Pour réussir, Amazon devra changer les habitudes des Belges

Stijn Fockedey Stijn Fockedey est rédacteur de Trends

Qu’Amazon s’implante en Belgique, ce n’est un secret pour personne. Ce qui est un peu plus confidentiel, c’est le nom de domaine qu’a dû prendre le géant américain du commerce électronique pour notre pays : amazon.com.be. Peu intuitif, Amazon Belgique démarre donc avec un léger handicap.

Amazon Belgique démarre son opération de séduction envers les consommateurs belges avec un nom de domaine quelque peu encombrant (https://www.amazon.com.be/) et surtout un train de retard sur son concurrent hollandais, Bol.com, leader sur le marché belge. Ce dernier bénéficiant déjà de la confiance et de la fidélité des consommateurs et des commerçants, surtout au nord du pays. Mais les experts estiment qu’Amazon peut réussir, en faisant valoir ses atouts, à savoir : sa puissance financière, une formule d’abonnement agressive et sa propre logistique.

Lors d’un entretien avec nos collègues de Kanaal Z, Eva Faict, directrice nationale d’Amazon Belgique, avait déclaré que le géant américain du commerce électronique abordait le marché belge avec de grandes ambitions. La société emploie déjà 50 personnes dans son dépôt logistique à Anvers et 150 à son siège à Bruxelles.

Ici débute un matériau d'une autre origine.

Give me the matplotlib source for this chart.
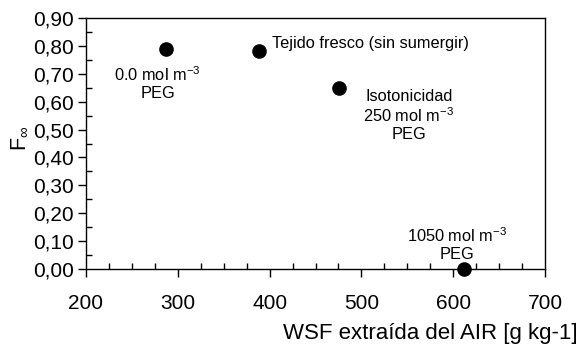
import numpy as np
import matplotlib
matplotlib.use("Agg")
import matplotlib.pyplot as plt
from matplotlib.ticker import MultipleLocator, FuncFormatter


# data
wsf = [287, 388, 476, 612]          # WSF extraida del AIR [g kg-1]
f_inf = [0.79, 0.78, 0.65, 0.00]    # F infinito
labels = [
    "0.0 mol m$^{-3}$\nPEG",
    "Tejido fresco (sin sumergir)",
    "Isotonicidad\n250 mol m$^{-3}$\nPEG",
    "1050 mol m$^{-3}$\nPEG",
]

plt.rcParams['font.family'] = ['Liberation Sans', 'DejaVu Sans']
plt.rcParams['mathtext.fontset'] = 'custom'
plt.rcParams['mathtext.rm'] = 'Liberation Sans'
plt.rcParams['mathtext.it'] = 'Liberation Sans'

fig = plt.figure(figsize=(5.79, 3.53), dpi=100)
axe = fig.add_axes([86 / 579, 1 - 269 / 353, (545 - 86) / 579, (269 - 18) / 353])

axe.plot(wsf, f_inf, 'o', color='black', markersize=9.5, clip_on=False, zorder=5)

axe.set_xlim(200, 700)
axe.set_ylim(0, 0.9)

axe.xaxis.set_major_locator(MultipleLocator(100))
axe.xaxis.set_minor_locator(MultipleLocator(25))
axe.yaxis.set_major_locator(MultipleLocator(0.1))
axe.yaxis.set_minor_locator(MultipleLocator(0.05))
axe.yaxis.set_major_formatter(FuncFormatter(lambda v, p: "{0:.2f}".format(v).replace('.', ',')))

axe.tick_params(which='major', direction='out', length=5.5, width=1, labelsize=15, color='black')
axe.tick_params(axis='x', which='major', pad=12.5)
axe.tick_params(axis='y', which='major', pad=3)
axe.tick_params(which='minor', direction='in', length=4, width=1)
for side in axe.spines.values():
    side.set_linewidth(1)

# annotations, offsets in points from each point
offsets = [(-6, -12), (10, 6), (50, -1), (-5, 5)]
aligns = [('center', 'top'), ('left', 'center'), ('center', 'top'), ('center', 'bottom')]
for xv, yv, txt, off, (ha, va) in zip(wsf, f_inf, labels, offsets, aligns):
    axe.annotate(txt, (xv, yv), xytext=off, textcoords='offset points',
                 ha=ha, va=va, fontsize=11.8, multialignment='center', linespacing=1.15)

fig.text(578 / 579, 1 - 333 / 353, "WSF extraída del AIR [g kg-1]", ha='right', va='center', fontsize=16)
fig.text(20 / 579, 1 - 138 / 353, "F$_{\\infty}$", rotation=90, ha='center', va='center', fontsize=15.5)

fig.savefig("out.png", dpi=100)
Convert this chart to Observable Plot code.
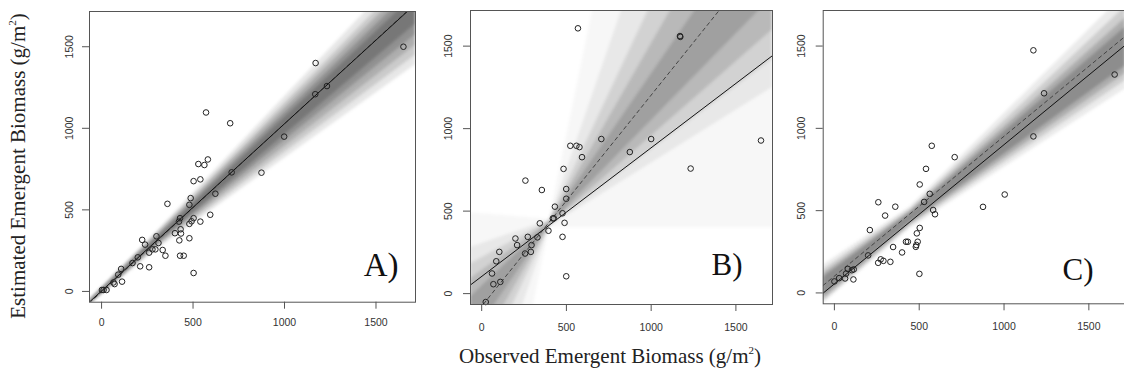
<!DOCTYPE html>
<html>
<head>
<meta charset="utf-8">
<script src="https://cdn.jsdelivr.net/npm/d3@7"></script>
<script src="https://cdn.jsdelivr.net/npm/@observablehq/plot@0.6"></script>
<style>
  html, body { margin: 0; padding: 0; background: #fff; }
  #wrap { position: relative; width: 1124px; height: 375px; overflow: hidden; background: #fff; }
  .panel { position: absolute; top: 0; }
  .title { position: absolute; font-family: "Liberation Serif", "Times New Roman", serif; font-size: 21px; color: #222; white-space: nowrap; }
  .title sup { font-size: 11px; vertical-align: 0; position: relative; top: -9px; }
</style>
</head>
<body>
<div id="wrap">
  <div class="title" id="ytitle" style="left:18px; top:166px; transform: translate(-50%,-50%) rotate(-90deg);">Estimated Emergent Biomass (g/m<sup>2</sup>)</div>
  <div class="title" id="xtitle" style="left:610px; top:356px; transform: translate(-50%,-50%);">Observed Emergent Biomass (g/m<sup>2</sup>)</div>
</div>
<script>
// ---------- data ----------
const ticks = [0, 500, 1000, 1500];
const panelLetters = ["A)", "B)", "C)"];

// Panel A: observed vs estimated
const obsA = [2, 11, 27, 65, 71, 91, 107, 112, 169, 198, 211, 222, 238, 260, 260, 278, 294, 300, 311, 334, 349, 360, 401, 423, 429, 425, 432, 434, 429, 449, 480, 480, 487, 480, 492, 503, 503, 503, 529, 540, 540, 562, 571, 581, 594, 622, 703, 711, 874, 998, 1170, 1168, 1232, 1650];
const estA = [9, 9, 9, 55, 45, 103, 138, 60, 174, 209, 154, 316, 287, 238, 148, 258, 258, 338, 297, 254, 219, 537, 357, 428, 449, 313, 381, 355, 219, 219, 414, 531, 572, 326, 430, 449, 676, 113, 781, 687, 428, 775, 1097, 809, 470, 599, 1031, 730, 728, 949, 1400, 1209, 1259, 1500];

// Panel B
const obsB = [24, 61, 69, 86, 104, 110, 199, 209, 256, 258, 272, 290, 294, 329, 343, 355, 394, 420, 426, 432, 477, 477, 483, 489, 499, 499, 499, 523, 559, 568, 577, 592, 706, 874, 1000, 1170, 1172, 1233, 1648];
const estB = [-51, 122, 57, 196, 253, 71, 334, 294, 243, 685, 344, 253, 294, 341, 426, 628, 381, 456, 456, 527, 344, 487, 756, 429, 575, 634, 105, 896, 896, 1608, 888, 827, 937, 858, 937, 1561, 1556, 758, 928];

// Panel C
const obsC = [0, 28, 63, 69, 79, 103, 114, 112, 199, 209, 258, 259, 273, 289, 299, 330, 346, 359, 399, 422, 433, 480, 483, 486, 491, 501, 503, 503, 529, 540, 562, 574, 582, 593, 709, 876, 1004, 1173, 1173, 1236, 1652];
const estC = [70, 90, 88, 118, 146, 138, 143, 82, 228, 382, 183, 551, 204, 195, 470, 189, 279, 524, 246, 311, 311, 280, 291, 362, 311, 116, 395, 659, 553, 754, 602, 894, 504, 478, 825, 523, 598, 1474, 951, 1213, 1327];

// fitted lines: [intercept, slope]
const solidA = [3, 1.025];
const dashedA = [-2, 1.03];
const solidB = [104, 0.78];
const dashedB = [-77, 1.28];
const solidC = [55, 0.846];
const dashedC = [102, 0.85];

// posterior band envelopes: [lower, upper] y at [left edge, waist, right edge]
const bandXA = [-66, 300, 1716];
const bandsA = [
  [[-82, 255, 1390], [-48, 365, 2040]],
  [[-80, 268, 1450], [-52, 355, 1970]],
  [[-78, 278, 1510], [-55, 345, 1920]],
  [[-75, 288, 1575], [-60, 334, 1870]],
  [[-72, 296, 1640], [-62, 324, 1820]]
];
const bandOpacityA = [0.12, 0.16, 0.2, 0.25, 0.3];

const bandXB = [-66, 400, 1716];
const bandsB = [
  [[-1905, 400, 400], [490, 450, 7000]],
  [[-993, 405, 1250], [280, 445, 4373]],
  [[-615, 410, 1420], [180, 440, 3320]],
  [[-424, 415, 1600], [90, 435, 2794]],
  [[-280, 419, 1800], [-20, 431, 2399]]
];
const bandOpacityB = [0.04, 0.08, 0.12, 0.16, 0.2];

const bandXC = [-66, 450, 1716];
const bandsC = [
  [[-62, 395, 1240], [170, 525, 1820]],
  [[-50, 410, 1290], [140, 510, 1740]],
  [[-35, 422, 1335], [115, 498, 1670]],
  [[-15, 433, 1380], [95, 487, 1615]]
];
const bandOpacityC = [0.1, 0.16, 0.22, 0.28];

// ---------- drawing ----------
const domain = [-66, 1716];

function lineRows(fit) {
  return domain.map(x => ({x, y: fit[0] + fit[1] * x}));
}

function panel(cfg) {
  const pts = cfg.obs.map((x, i) => ({x, y: cfg.est[i]}));
  const bandMarks = cfg.bands.map((b, i) =>
    Plot.areaY(cfg.bandX.map((x, j) => ({x, lo: b[0][j], hi: b[1][j]})),
      {x: "x", y1: "lo", y2: "hi", fill: "#3a3a3a", fillOpacity: cfg.op[i], clip: true, imageFilter: "blur(1.8px)"}));
  const p = Plot.plot({
    width: cfg.width,
    height: 340,
    marginLeft: cfg.ml,
    marginRight: cfg.mr,
    marginTop: cfg.mt,
    marginBottom: cfg.mb,
    style: {fontFamily: "'Liberation Sans', Arial, sans-serif", fontSize: "10.5px", color: "#333", background: "transparent", overflow: "visible"},
    x: {domain, ticks: ticks, label: null},
    y: {domain, ticks: ticks, label: null},
    marks: [
      ...bandMarks,
      Plot.line(lineRows(cfg.dashed), {x: "x", y: "y", stroke: "#444", strokeWidth: 1, strokeDasharray: "3.5,3.5", clip: true}),
      Plot.line(lineRows(cfg.solid), {x: "x", y: "y", stroke: "#111", strokeWidth: 1, clip: true}),
      Plot.dot(pts, {x: "x", y: "y", r: 2.8, stroke: "#222", strokeWidth: 1, fill: "none"}),
      Plot.frame({stroke: "#555", strokeWidth: 1}),
      Plot.axisX({ticks, tickFormat: d => String(d), tickSize: 7, tickPadding: cfg.xpad, stroke: "#555", fill: "#333", label: null}),
      Plot.axisY({ticks, tickFormat: d => String(d), tickSize: 7, tickPadding: cfg.ypad, tickRotate: -90, stroke: "#555", fill: "#333", label: null}),
      Plot.text([cfg.letter], {frameAnchor: "bottom-right", text: d => d, textAnchor: "end", lineAnchor: "bottom", dx: -cfg.ldx, dy: -cfg.ldy, fontFamily: "'Liberation Serif', 'Times New Roman', serif", fontSize: cfg.lsize, fill: "#111"})
    ]
  });
  p.classList.add("panel");
  p.style.left = cfg.left + "px";
  document.getElementById("wrap").appendChild(p);
}

panel({obs: obsA, est: estA, solid: solidA, dashed: dashedA, bandX: bandXA, bands: bandsA, op: bandOpacityA, letter: panelLetters[0],
  left: 40, width: 380, ml: 49, mr: 5, mt: 11, mb: 38.3, xpad: 9, ypad: 10, ldx: 17, ldy: 26.7, lsize: 33});
panel({obs: obsB, est: estB, solid: solidB, dashed: dashedB, bandX: bandXB, bands: bandsB, op: bandOpacityB, letter: panelLetters[1],
  left: 425, width: 350, ml: 45, mr: 3, mt: 10, mb: 36, xpad: 12, ypad: 12, ldx: 30, ldy: 29.7, lsize: 31});
panel({obs: obsC, est: estC, solid: solidC, dashed: dashedC, bandX: bandXC, bands: bandsC, op: bandOpacityC, letter: panelLetters[2],
  left: 778, width: 350, ml: 44.7, mr: 3, mt: 10, mb: 36.7, xpad: 12, ypad: 11, ldx: 32, ldy: 24, lsize: 31});
</script>
</body>
</html>
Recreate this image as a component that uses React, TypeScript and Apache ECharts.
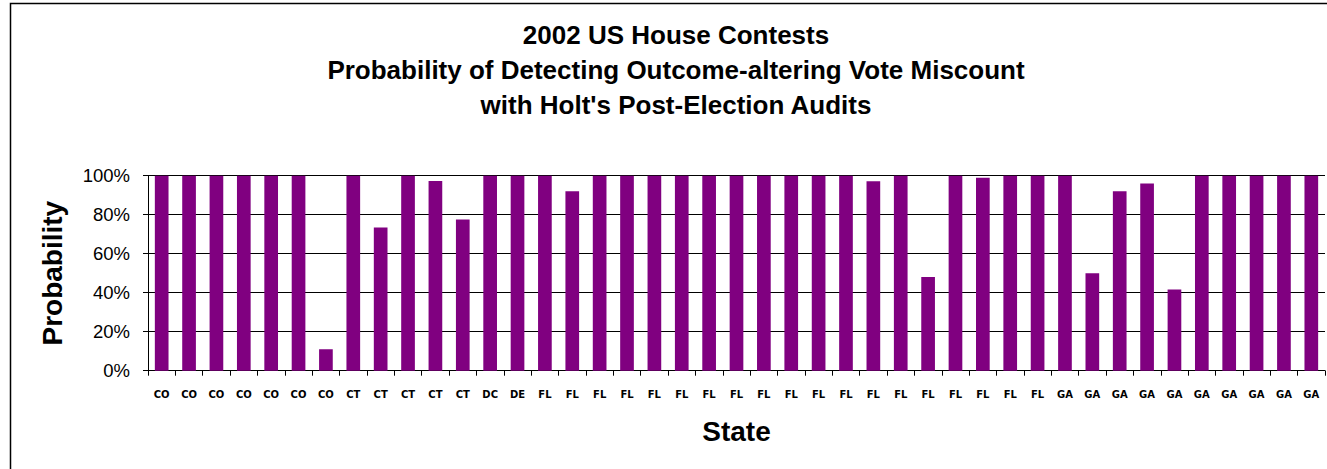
import React, { useEffect, useRef } from "react";
import * as echarts from "echarts";

const titleLines = [
  "2002 US House Contests",
  "Probability of Detecting Outcome-altering Vote Miscount",
  "with Holt's Post-Election Audits",
];

const states = [
  "CO", "CO", "CO", "CO", "CO", "CO", "CO",
  "CT", "CT", "CT", "CT", "CT",
  "DC", "DE",
  "FL", "FL", "FL", "FL", "FL", "FL", "FL", "FL", "FL", "FL",
  "FL", "FL", "FL", "FL", "FL", "FL", "FL", "FL", "FL",
  "GA", "GA", "GA", "GA", "GA", "GA", "GA", "GA", "GA", "GA",
];

const probability = [
  100, 100, 100, 100, 100, 100, 11,
  100, 73.5, 100, 97.3, 77.6,
  100, 100,
  100, 92, 100, 100, 100, 100, 100, 100, 100, 100,
  100, 100, 97.2, 100, 48, 100, 99, 100, 100,
  100, 50, 92, 96, 41.7, 100, 100, 100, 100, 100,
];

const yTicks = [0, 20, 40, 60, 80, 100];

export default function App() {
  const ref = useRef<HTMLDivElement>(null);
  useEffect(() => {
    if (!ref.current) return;
    const chart = echarts.init(ref.current, null, { renderer: "svg" });
    chart.setOption({
      animation: false,
      backgroundColor: "#ffffff",
      title: {
        text: titleLines.join("\n"),
        left: 676,
        top: 17,
        padding: 0,
        textAlign: "center",
        textStyle: {
          fontFamily: "Liberation Sans, Arial, sans-serif",
          fontWeight: "bold",
          fontSize: 26,
          lineHeight: 35,
          color: "#000",
        },
      },
      graphic: [
        {
          type: "rect",
          shape: { x: 10.5, y: 3.5, width: 1400, height: 1000 },
          style: { fill: "none", stroke: "#000", lineWidth: 1.5 },
          silent: true,
        },
      ],
      grid: { left: 148, right: 2, top: 175.7, bottom: 98.3, containLabel: false },
      xAxis: {
        type: "category",
        data: states,
        name: "State",
        nameLocation: "middle",
        nameGap: 47,
        nameTextStyle: {
          fontFamily: "Liberation Sans, Arial, sans-serif",
          fontWeight: "bold",
          fontSize: 28,
          color: "#000",
        },
        axisLine: { lineStyle: { color: "#000", width: 1 } },
        axisTick: { show: true, alignWithLabel: false, length: 5, lineStyle: { color: "#000" } },
        axisLabel: {
          interval: 0,
          margin: 19,
          fontFamily: "DejaVu Sans, sans-serif",
          fontWeight: "bold",
          fontSize: 10,
          color: "#000",
        },
      },
      yAxis: {
        type: "value",
        min: yTicks[0],
        max: yTicks[yTicks.length - 1],
        interval: 20,
        name: "Probability",
        nameLocation: "middle",
        nameGap: 82,
        nameTextStyle: {
          fontFamily: "Liberation Sans, Arial, sans-serif",
          fontWeight: "bold",
          fontSize: 28,
          color: "#000",
        },
        axisLine: { show: true, lineStyle: { color: "#000", width: 1 } },
        axisTick: { show: true, length: 5, inside: false, lineStyle: { color: "#000" } },
        axisLabel: {
          formatter: "{value}%",
          margin: 18,
          fontFamily: "Liberation Sans, Arial, sans-serif",
          fontSize: 18.5,
          color: "#000",
        },
        splitLine: { show: true, lineStyle: { color: "#000", width: 1 } },
      },
      series: [
        {
          type: "bar",
          data: probability,
          barWidth: "50%",
          itemStyle: { color: "#800080" },
        },
      ],
    });
    return () => chart.dispose();
  }, []);
  return (
    <div
      ref={ref}
      style={{ position: "fixed", left: 0, top: 0, width: 1327, height: 469 }}
    />
  );
}
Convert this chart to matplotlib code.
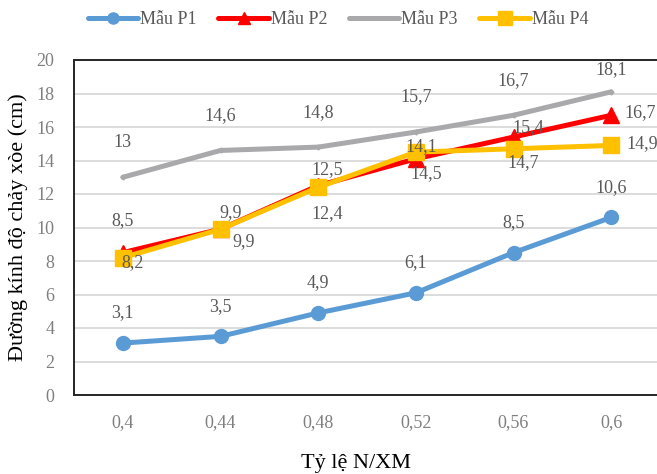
import matplotlib
matplotlib.use("Agg")
import matplotlib.pyplot as plt
import numpy as np

# ── Data ──────────────────────────────────────────────────────────────────────
ratios = ["0,4", "0,44", "0,48", "0,52", "0,56", "0,6"]
p1 = [3.1, 3.5, 4.9, 6.1, 8.5, 10.6]
p2 = [8.5, 9.9, 12.5, 14.1, 15.4, 16.7]
p3 = [13.0, 14.6, 14.8, 15.7, 16.7, 18.1]
p4 = [8.2, 9.9, 12.4, 14.5, 14.7, 14.9]
names = ["Mẫu P1", "Mẫu P2", "Mẫu P3", "Mẫu P4"]

# label offsets in pixels (dx, dy), hand-placed to avoid overlaps
off_p1 = [(0, 30)] * 6
off_p2 = [(0, 32), (10, 17), (9, 16), (5, 12), (15, 9), (29, 3)]
off_p3 = [(0, 35)] * 5 + [(0, 22)]
off_p4 = [(10, -5), (23, -12), (9, -26), (10, -21), (10, -14), (31, 2)]

plt.rcParams["font.family"] = ["Liberation Serif", "DejaVu Serif"]

W, H, DPI = 657, 474, 100
fig = plt.figure(figsize=(W / DPI, H / DPI), dpi=DPI)
ax = fig.add_axes([74 / W, 79 / H, 586 / W, 335 / H])

x = np.arange(len(ratios))
series = [
    (p1, "#5B9BD5", "o", 10, off_p1),
    (p2, "#FF0000", "^", 11, off_p2),
    (p3, "#A9A9AC", "D", 2.5, off_p3),
    (p4, "#FFC000", "s", 12, off_p4),
]

lines = []
for (vals, col, mk, ms, offs), name in zip(series, names):
    ln, = ax.plot(x, vals, color=col, lw=3.6, marker=mk, ms=ms,
                  solid_capstyle="round", label=name, zorder=3)
    lines.append(ln)
    for xi, v, (dx, dy) in zip(x, vals, offs):
        ax.annotate(f"{v:g}".replace(".", ","), (xi, v),
                    xytext=(dx * 0.72, dy * 0.72), textcoords="offset points",
                    ha="center", va="center", fontsize=13, color="#595959",
                    zorder=4)

ax.set_xlim(-0.5, len(ratios) - 0.5)
ax.set_ylim(0, 20)
ax.set_xticks(x)
ax.set_xticklabels(ratios)
ax.set_yticks(np.arange(0, 21, 2))
ax.tick_params(axis="both", length=0, labelsize=13, labelcolor="#7F7F7F")
ax.tick_params(axis="x", pad=14)
ax.tick_params(axis="y", pad=14)
ax.grid(axis="y", color="#D9D9D9", lw=1.3)
ax.set_axisbelow(True)
for sp in ax.spines.values():
    sp.set_color("#262626")
    sp.set_linewidth(1.4)

ax.set_ylabel("Đường kính độ chảy xòe (cm)", fontsize=16, labelpad=6)
ax.set_xlabel("Tỷ lệ N/XM", fontsize=16, labelpad=12)
# centre the x title on the visible part of the plot
ax.xaxis.set_label_coords(0.481, -0.175)

fig.legend(handles=lines, loc="center", bbox_to_anchor=(338 / W, 1 - 20 / H),
           ncol=4, frameon=False, fontsize=13, labelcolor="#595959",
           handlelength=2.8, handletextpad=0.1, columnspacing=1.2,
           markerscale=0.8)

fig.savefig("out.png", dpi=DPI)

Depuis quelques années, Amazon préparait en coulisse le lancement d’une version belge de son omniprésente boutique en ligne. Mise en place de la logistique, recherche de marchands et d’entreprises arborant les couleurs nationales et création du site web. La seule chose qu’Amazon n’a pas réussi, c’est de mettre la main sur le nom de domaine amazon.be, déjà détenu “par l’assureur La Bâloise pour sa branche d’assurances vendues par certaines marques automobiles (Volvo, Jaguar, Land Rover, Lexus, Maserati…) et compagnies de leasing“, précise L’Echo. Les clients doivent donc se rendre sur amazon.com.be, pour effectuer leurs achats dans la boutique en ligne belge.

“Les consommateurs ne sont pas habitués à une telle adresse avec des sous-domaines”, explique le professeur et expert en commerce de détail Els Breugelmans (KU Leuven). “Amazon est déjà bien connu ici, bien sûr, mais l’entreprise doit investir dans la communication auprès des consommateurs pour leur inculquer cette habitude. Dans les classements des boutiques en ligne, les plus populaires de Belgique, Amazon est depuis longtemps présent, mais à travers les boutiques en ligne des pays voisins.”

Pourquoi Amazon lance seulement maintenant une boutique en ligne en Belgique ?

ELS BREUGELMANS. “Amazon a en effet attendu longtemps. Dans la liste des boutiques Amazon récemment lancées, la Belgique se trouve en compagnie des pays d’Amérique latine, c’est-à-dire des marchés émergents. Nous sommes une bizarrerie là-bas. L’absence de la bonne adresse web pourrait être une explication, mais je pense que d’autres motifs sont en jeu. La Belgique était déjà très bien couverte par les boutiques en ligne Amazon des pays voisins, c’est aussi un petit marché, multilingue de plus, et bien sûr vous avez la popularité de bol.com.”

Amazon débarque avec une offre locale de marchands belges, mais celle-ci est assez limitée. Serait-ce à cause des scandales aux États-Unis ? Où Amazon était trop laxiste en matière de contrefaçon et accusé de copier les produits de ses partenaires ?

BREUGELMANS. “Tout d’abord, ici Amazon n’arrive pas dans un terrain vague. Bol.com a résolument tiré la carte du site marchand il y a quelques années. Aux commerçants qui vendent par l’intermédiaire de son site web, Bol.com a communiqué très clairement et a également réfuté explicitement les rumeurs selon lesquelles le site entrerait en concurrence avec ses partenaires en vendant des produits en interne. En plus de cette communication, Bol.com a également mis en place tout un service, ce qui lui a permis d’attirer de nombreux commerçants.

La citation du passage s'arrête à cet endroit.